§ **Dataset section**
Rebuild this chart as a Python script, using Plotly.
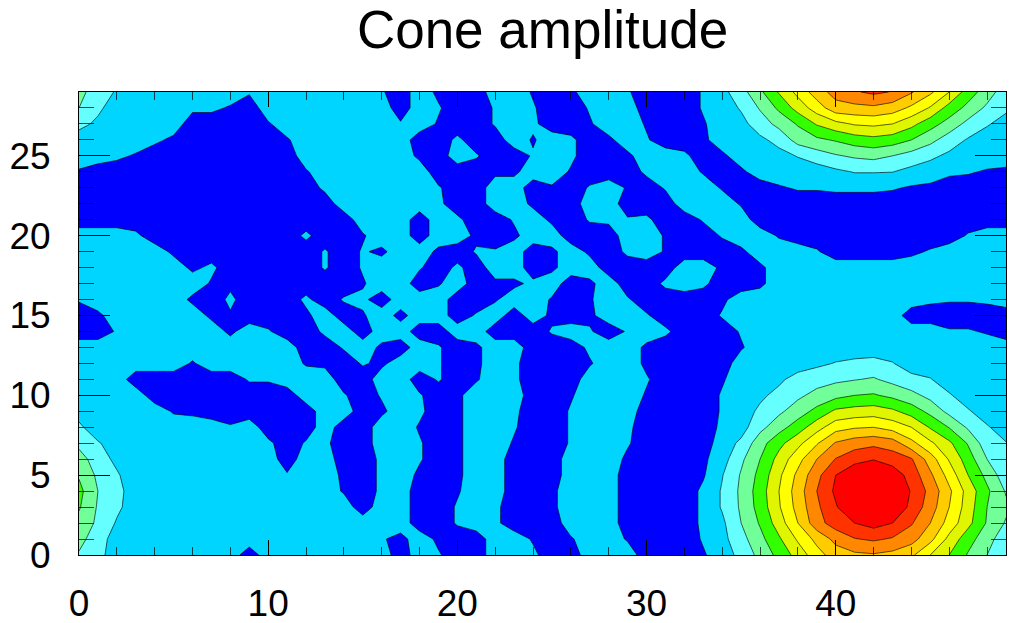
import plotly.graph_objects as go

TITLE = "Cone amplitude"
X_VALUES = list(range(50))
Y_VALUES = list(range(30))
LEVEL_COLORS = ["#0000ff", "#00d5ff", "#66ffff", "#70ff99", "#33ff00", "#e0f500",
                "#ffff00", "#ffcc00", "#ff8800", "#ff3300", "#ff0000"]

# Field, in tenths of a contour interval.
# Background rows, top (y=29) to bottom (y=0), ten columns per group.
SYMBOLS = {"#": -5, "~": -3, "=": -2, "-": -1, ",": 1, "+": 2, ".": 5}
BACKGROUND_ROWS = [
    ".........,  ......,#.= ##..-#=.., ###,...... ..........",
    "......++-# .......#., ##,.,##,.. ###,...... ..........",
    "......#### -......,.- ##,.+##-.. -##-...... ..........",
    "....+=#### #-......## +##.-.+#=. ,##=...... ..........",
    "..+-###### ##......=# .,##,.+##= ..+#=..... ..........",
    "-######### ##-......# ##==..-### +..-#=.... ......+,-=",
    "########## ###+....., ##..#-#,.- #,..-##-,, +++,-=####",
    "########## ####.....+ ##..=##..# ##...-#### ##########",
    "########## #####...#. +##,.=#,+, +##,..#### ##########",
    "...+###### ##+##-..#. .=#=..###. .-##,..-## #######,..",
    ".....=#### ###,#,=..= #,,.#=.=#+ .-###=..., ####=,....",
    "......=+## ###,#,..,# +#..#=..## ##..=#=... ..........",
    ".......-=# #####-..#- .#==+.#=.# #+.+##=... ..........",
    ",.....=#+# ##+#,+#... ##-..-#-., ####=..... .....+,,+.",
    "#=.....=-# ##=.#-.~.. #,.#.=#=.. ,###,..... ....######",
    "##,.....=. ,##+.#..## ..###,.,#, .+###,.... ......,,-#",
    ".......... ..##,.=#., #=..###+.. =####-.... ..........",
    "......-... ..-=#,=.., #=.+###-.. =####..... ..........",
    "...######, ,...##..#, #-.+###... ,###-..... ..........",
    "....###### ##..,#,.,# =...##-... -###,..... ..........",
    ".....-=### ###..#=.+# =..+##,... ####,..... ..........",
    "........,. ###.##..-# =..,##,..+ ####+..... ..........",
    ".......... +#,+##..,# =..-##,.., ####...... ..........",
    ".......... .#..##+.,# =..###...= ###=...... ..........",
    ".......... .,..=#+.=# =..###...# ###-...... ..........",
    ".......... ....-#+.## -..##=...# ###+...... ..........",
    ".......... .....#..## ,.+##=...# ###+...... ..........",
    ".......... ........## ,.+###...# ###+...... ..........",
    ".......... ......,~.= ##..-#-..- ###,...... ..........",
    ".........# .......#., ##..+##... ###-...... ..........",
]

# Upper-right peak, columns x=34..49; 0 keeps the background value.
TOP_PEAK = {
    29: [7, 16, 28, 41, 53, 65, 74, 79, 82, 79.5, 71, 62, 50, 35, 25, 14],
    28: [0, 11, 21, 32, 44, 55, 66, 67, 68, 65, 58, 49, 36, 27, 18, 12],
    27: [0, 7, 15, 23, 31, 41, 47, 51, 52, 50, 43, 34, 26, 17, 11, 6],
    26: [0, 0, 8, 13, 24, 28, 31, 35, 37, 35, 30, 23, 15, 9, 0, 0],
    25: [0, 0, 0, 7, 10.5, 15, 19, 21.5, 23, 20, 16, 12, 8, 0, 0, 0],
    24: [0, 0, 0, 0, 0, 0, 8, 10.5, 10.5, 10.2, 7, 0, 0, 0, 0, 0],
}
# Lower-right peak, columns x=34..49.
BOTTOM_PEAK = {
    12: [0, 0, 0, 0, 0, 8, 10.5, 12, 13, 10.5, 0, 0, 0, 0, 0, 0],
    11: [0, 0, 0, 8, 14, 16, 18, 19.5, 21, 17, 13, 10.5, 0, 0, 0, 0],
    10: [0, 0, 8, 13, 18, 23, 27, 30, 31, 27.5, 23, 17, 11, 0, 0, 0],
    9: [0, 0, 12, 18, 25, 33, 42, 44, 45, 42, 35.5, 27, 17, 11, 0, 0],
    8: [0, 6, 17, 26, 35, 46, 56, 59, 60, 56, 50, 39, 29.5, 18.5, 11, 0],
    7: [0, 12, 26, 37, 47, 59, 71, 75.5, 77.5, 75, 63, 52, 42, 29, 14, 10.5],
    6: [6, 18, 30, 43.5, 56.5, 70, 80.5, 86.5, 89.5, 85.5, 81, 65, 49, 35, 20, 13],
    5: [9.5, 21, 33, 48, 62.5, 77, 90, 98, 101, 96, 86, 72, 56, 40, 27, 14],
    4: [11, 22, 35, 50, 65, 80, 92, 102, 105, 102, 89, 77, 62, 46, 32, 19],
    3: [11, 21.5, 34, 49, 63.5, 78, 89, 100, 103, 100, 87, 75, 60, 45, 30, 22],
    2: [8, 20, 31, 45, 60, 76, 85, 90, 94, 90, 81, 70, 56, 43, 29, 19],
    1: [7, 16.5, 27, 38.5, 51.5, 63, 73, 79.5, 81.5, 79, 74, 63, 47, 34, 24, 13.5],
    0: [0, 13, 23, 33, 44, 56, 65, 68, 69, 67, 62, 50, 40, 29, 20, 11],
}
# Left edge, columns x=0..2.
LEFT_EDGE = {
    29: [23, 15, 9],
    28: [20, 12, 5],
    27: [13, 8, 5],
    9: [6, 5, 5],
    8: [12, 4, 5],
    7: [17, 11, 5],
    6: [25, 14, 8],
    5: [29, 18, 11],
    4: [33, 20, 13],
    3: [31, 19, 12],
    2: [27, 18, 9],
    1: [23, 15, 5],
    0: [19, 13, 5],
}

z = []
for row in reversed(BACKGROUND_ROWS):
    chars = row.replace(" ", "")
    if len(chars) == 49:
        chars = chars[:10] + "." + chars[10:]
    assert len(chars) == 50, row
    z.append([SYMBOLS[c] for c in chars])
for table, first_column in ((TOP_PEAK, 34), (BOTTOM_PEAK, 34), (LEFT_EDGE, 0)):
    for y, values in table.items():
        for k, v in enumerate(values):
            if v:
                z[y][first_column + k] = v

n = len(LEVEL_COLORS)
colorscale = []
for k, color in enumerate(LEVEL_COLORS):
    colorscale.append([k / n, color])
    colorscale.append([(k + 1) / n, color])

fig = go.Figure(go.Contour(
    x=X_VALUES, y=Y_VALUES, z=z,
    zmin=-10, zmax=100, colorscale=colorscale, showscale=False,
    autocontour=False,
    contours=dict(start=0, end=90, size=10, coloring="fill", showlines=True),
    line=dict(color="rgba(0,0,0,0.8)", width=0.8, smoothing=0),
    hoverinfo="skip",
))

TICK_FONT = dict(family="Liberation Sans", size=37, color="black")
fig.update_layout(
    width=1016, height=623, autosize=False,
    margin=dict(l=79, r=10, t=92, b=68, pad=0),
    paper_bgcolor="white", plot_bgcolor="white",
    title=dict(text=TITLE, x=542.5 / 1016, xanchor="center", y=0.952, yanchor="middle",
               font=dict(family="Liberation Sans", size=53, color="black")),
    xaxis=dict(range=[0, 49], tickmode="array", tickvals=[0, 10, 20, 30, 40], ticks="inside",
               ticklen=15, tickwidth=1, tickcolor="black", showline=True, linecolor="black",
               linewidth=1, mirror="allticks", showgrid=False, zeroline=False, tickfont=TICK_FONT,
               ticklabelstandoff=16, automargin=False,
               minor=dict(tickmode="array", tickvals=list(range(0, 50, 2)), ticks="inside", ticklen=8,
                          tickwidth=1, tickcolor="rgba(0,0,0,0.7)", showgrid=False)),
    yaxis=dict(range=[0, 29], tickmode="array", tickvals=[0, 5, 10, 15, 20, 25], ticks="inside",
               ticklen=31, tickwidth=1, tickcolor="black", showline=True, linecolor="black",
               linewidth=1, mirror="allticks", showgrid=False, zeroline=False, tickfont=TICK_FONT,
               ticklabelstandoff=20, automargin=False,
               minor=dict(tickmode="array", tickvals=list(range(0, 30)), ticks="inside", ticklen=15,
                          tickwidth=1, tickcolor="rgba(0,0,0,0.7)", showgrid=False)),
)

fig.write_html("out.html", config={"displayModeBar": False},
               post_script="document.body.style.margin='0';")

§ **Directive**
Give back exactly the lines from the first line of the data through the line with "import plotly.graph_objects as go", pictures excluded.

§ **Response**
Rebuild this chart as a Python script, using Plotly.
import plotly.graph_objects as go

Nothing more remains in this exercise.